> _Exercise_
Each line from the top of the listing through the one holding "let rScale = d3.scaleLinear().domain([0, 450]).range([1" should be restated word for word, with nothing added and no pictures.

>> START Supplied information

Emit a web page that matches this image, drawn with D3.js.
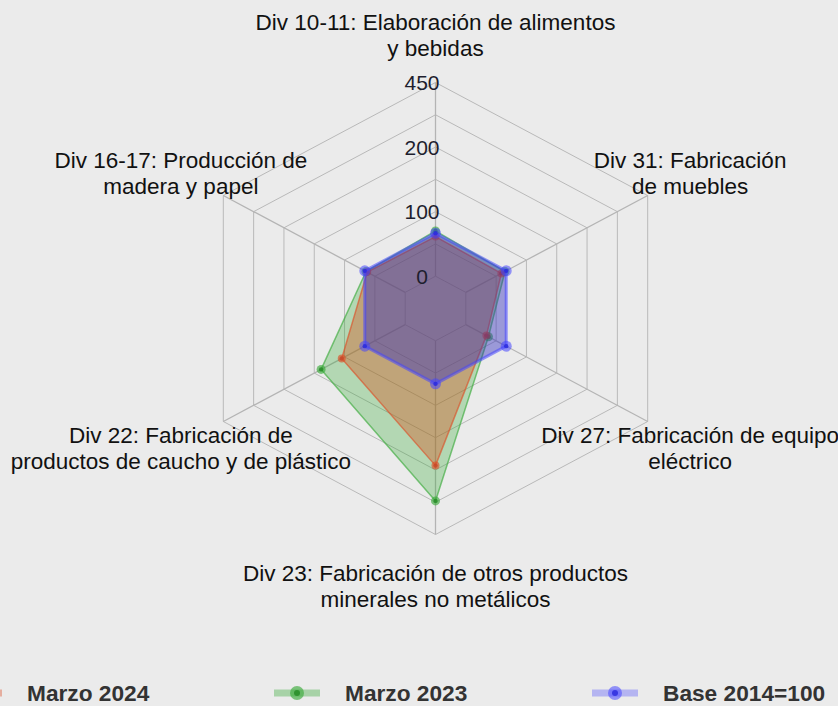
<!DOCTYPE html>
<html>
<head>
<meta charset="utf-8">
<script src="https://cdn.jsdelivr.net/npm/d3@7"></script>
<style>
  html, body { margin: 0; padding: 0; background: #ebebeb; overflow: hidden; }
  svg { display: block; font-family: "Liberation Sans", Arial, sans-serif; }
</style>
</head>
<body>
<script>
'use strict';

// axis labels, counter-clockwise from the top ("|" = line break)
const categories = [
  "Div 10-11: Elaboración de alimentos|y bebidas",
  "Div 16-17: Producción de|madera y papel",
  "Div 22: Fabricación de|productos de caucho y de plástico",
  "Div 23: Fabricación de otros productos|minerales no metálicos",
  "Div 27: Fabricación de equipo|eléctrico",
  "Div 31: Fabricación|de muebles"
];

const marzo2024 = [92, 94, 157, 290, 51, 88];
const marzo2023 = [105, 97, 208, 372, 56, 97];
const base2014 = [100, 100, 100, 100, 100, 100];

const seriesNames = ["Marzo 2024", "Marzo 2023", "Base 2014=100"];

// labels printed on the 7 grid rings (as in the original)
const ringLabels = ["0", "", "100", "", "200", "", "450"];

(function() {

  let svg = "";
  const width = 838, height = 706;
  const cx = 435.5, cy = 308.5;
  const rx = 245, ry = 226; // plot is stretched horizontally

  window.onload = function() {
    svg = d3.select('body')
      .append('svg')
      .attr('width', width)
      .attr('height', height);

    svg.append('rect')
      .attr('width', width)
      .attr('height', height)
      .attr('fill', '#ebebeb');

    makeRadar();
  }

  function makeRadar() {
    // plot-unit scales like a base R plot
    let xScale = d3.scaleLinear().domain([-1, 1]).range([cx - rx, cx + rx]);
    let yScale = d3.scaleLinear().domain([-1, 1]).range([cy + ry, cy - ry]);

    // value -> normalised radius, ring 1 is the minimum
    let nSeg = ringLabels.length;
    let rScale = d3.scaleLinear().domain([0, 450]).range([1 / nSeg, 1]);

    let angle = (i) => Math.PI / 2 + i * 2 * Math.PI / categories.length;
    let pt = (r, i) => [xScale(r * Math.cos(angle(i))), yScale(r * Math.sin(angle(i)))];

    // grid rings
    let ringR = d3.range(1, nSeg + 1).map((k) => k / nSeg);
    svg.append('g').selectAll('polygon')
      .data(ringR)
      .enter()
      .append('polygon')
      .attr('points', (r) => categories.map((c, i) => pt(r, i).join(',')).join(' '))
      .attr('fill', 'none')
      .attr('stroke', '#b9b9b9')
      .attr('stroke-width', 1);

    // spokes
    svg.append('g').selectAll('line')
      .data(categories)
      .enter()
      .append('line')
      .attr('x1', (d, i) => pt(1 / nSeg, i)[0])
      .attr('y1', (d, i) => pt(1 / nSeg, i)[1])
      .attr('x2', (d, i) => pt(1, i)[0])
      .attr('y2', (d, i) => pt(1, i)[1])
      .attr('stroke', '#b4b4b4')
      .attr('stroke-width', 1.3);

    let series = [
      {name: seriesNames[0], values: marzo2024, fill: 'rgba(215,75,20,0.36)', stroke: 'rgba(220,80,40,0.65)', sw: 1.5, r: 4, dot: 'rgba(200,70,40,0.8)'},
      {name: seriesNames[1], values: marzo2023, fill: 'rgba(50,170,50,0.3)', stroke: 'rgba(60,170,60,0.65)', sw: 1.5, r: 4.5, dot: 'rgba(40,140,40,0.85)'},
      {name: seriesNames[2], values: base2014, fill: 'rgba(45,40,190,0.42)', stroke: 'rgba(70,70,255,0.55)', sw: 3, r: 5.5, dot: 'rgba(40,40,220,0.8)'}
    ];

    // green underneath, then red, then blue on top
    [series[1], series[0], series[2]].forEach((s) => {
      let g = svg.append('g');
      g.append('polygon')
        .attr('points', s.values.map((v, i) => pt(rScale(v), i).join(',')).join(' '))
        .attr('fill', s.fill)
        .attr('stroke', s.stroke)
        .attr('stroke-width', s.sw)
        .attr('stroke-linejoin', 'round');
      g.selectAll('.halo')
        .data(s.values)
        .enter()
        .append('circle')
        .attr('cx', (v, i) => pt(rScale(v), i)[0])
        .attr('cy', (v, i) => pt(rScale(v), i)[1])
        .attr('r', s.r)
        .attr('fill', s.stroke);
      g.selectAll('.dot')
        .data(s.values)
        .enter()
        .append('circle')
        .attr('cx', (v, i) => pt(rScale(v), i)[0])
        .attr('cy', (v, i) => pt(rScale(v), i)[1])
        .attr('r', 2.2)
        .attr('fill', s.dot);
    });

    // ring labels along the top spoke
    svg.append('g').selectAll('text')
      .data(ringLabels)
      .enter()
      .append('text')
      .attr('x', xScale(-0.055))
      .attr('y', (d, k) => yScale(ringR[k]))
      .attr('text-anchor', 'middle')
      .attr('dominant-baseline', 'central')
      .style('font-size', '21px')
      .attr('fill', '#1e1e2e')
      .text((d) => d);

    // category labels outside the outer ring
    let lineH = 26;
    categories.forEach((c, i) => {
      let p = [xScale(1.2 * Math.cos(angle(i))), yScale(1.22 * Math.sin(angle(i)))];
      let lines = c.split('|');
      let t = svg.append('text')
        .attr('text-anchor', 'middle')
        .attr('dominant-baseline', 'central')
        .style('font-size', '22.5px')
        .attr('fill', '#111');
      lines.forEach((l, j) => {
        t.append('tspan')
          .attr('x', p[0])
          .attr('y', p[1] + 2 + (j - (lines.length - 1) / 2) * lineH)
          .text(l);
      });
    });

    drawLegend(series);
  }

  function drawLegend(series) {
    let legendX = d3.scaleLinear().domain([0, 1]).range([-21, 297]);
    let ly = 693;
    series.forEach((s, i) => {
      let x = legendX(i);
      let g = svg.append('g');
      g.append('line')
        .attr('x1', x - 23).attr('x2', x + 23)
        .attr('y1', ly).attr('y2', ly)
        .attr('stroke', s.stroke)
        .attr('stroke-opacity', 0.6)
        .attr('stroke-width', 7);
      g.append('circle')
        .attr('cx', x).attr('cy', ly)
        .attr('r', 7)
        .attr('fill', s.stroke);
      g.append('circle')
        .attr('cx', x).attr('cy', ly)
        .attr('r', 3)
        .attr('fill', s.dot);
      g.append('text')
        .attr('x', x + 48)
        .attr('y', ly)
        .attr('dominant-baseline', 'central')
        .style('font-size', '22.7px')
        .style('font-weight', 'bold')
        .attr('fill', '#333')
        .text(s.name);
    });
  }

})();
</script>
</body>
</html>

>> END Supplied information

> _Right answer_
Emit a web page that matches this image, drawn with D3.js.
<!DOCTYPE html>
<html>
<head>
<meta charset="utf-8">
<script src="https://cdn.jsdelivr.net/npm/d3@7"></script>
<style>
  html, body { margin: 0; padding: 0; background: #ebebeb; overflow: hidden; }
  svg { display: block; font-family: "Liberation Sans", Arial, sans-serif; }
</style>
</head>
<body>
<script>
'use strict';

// axis labels, counter-clockwise from the top ("|" = line break)
const categories = [
  "Div 10-11: Elaboración de alimentos|y bebidas",
  "Div 16-17: Producción de|madera y papel",
  "Div 22: Fabricación de|productos de caucho y de plástico",
  "Div 23: Fabricación de otros productos|minerales no metálicos",
  "Div 27: Fabricación de equipo|eléctrico",
  "Div 31: Fabricación|de muebles"
];

const marzo2024 = [92, 94, 157, 290, 51, 88];
const marzo2023 = [105, 97, 208, 372, 56, 97];
const base2014 = [100, 100, 100, 100, 100, 100];

const seriesNames = ["Marzo 2024", "Marzo 2023", "Base 2014=100"];

// labels printed on the 7 grid rings (as in the original)
const ringLabels = ["0", "", "100", "", "200", "", "450"];

(function() {

  let svg = "";
  const width = 838, height = 706;
  const cx = 435.5, cy = 308.5;
  const rx = 245, ry = 226; // plot is stretched horizontally

  window.onload = function() {
    svg = d3.select('body')
      .append('svg')
      .attr('width', width)
      .attr('height', height);

    svg.append('rect')
      .attr('width', width)
      .attr('height', height)
      .attr('fill', '#ebebeb');

    makeRadar();
  }

  function makeRadar() {
    // plot-unit scales like a base R plot
    let xScale = d3.scaleLinear().domain([-1, 1]).range([cx - rx, cx + rx]);
    let yScale = d3.scaleLinear().domain([-1, 1]).range([cy + ry, cy - ry]);

    // value -> normalised radius, ring 1 is the minimum
    let nSeg = ringLabels.length;
    let rScale = d3.scaleLinear().domain([0, 450]).range([1 / nSeg, 1]);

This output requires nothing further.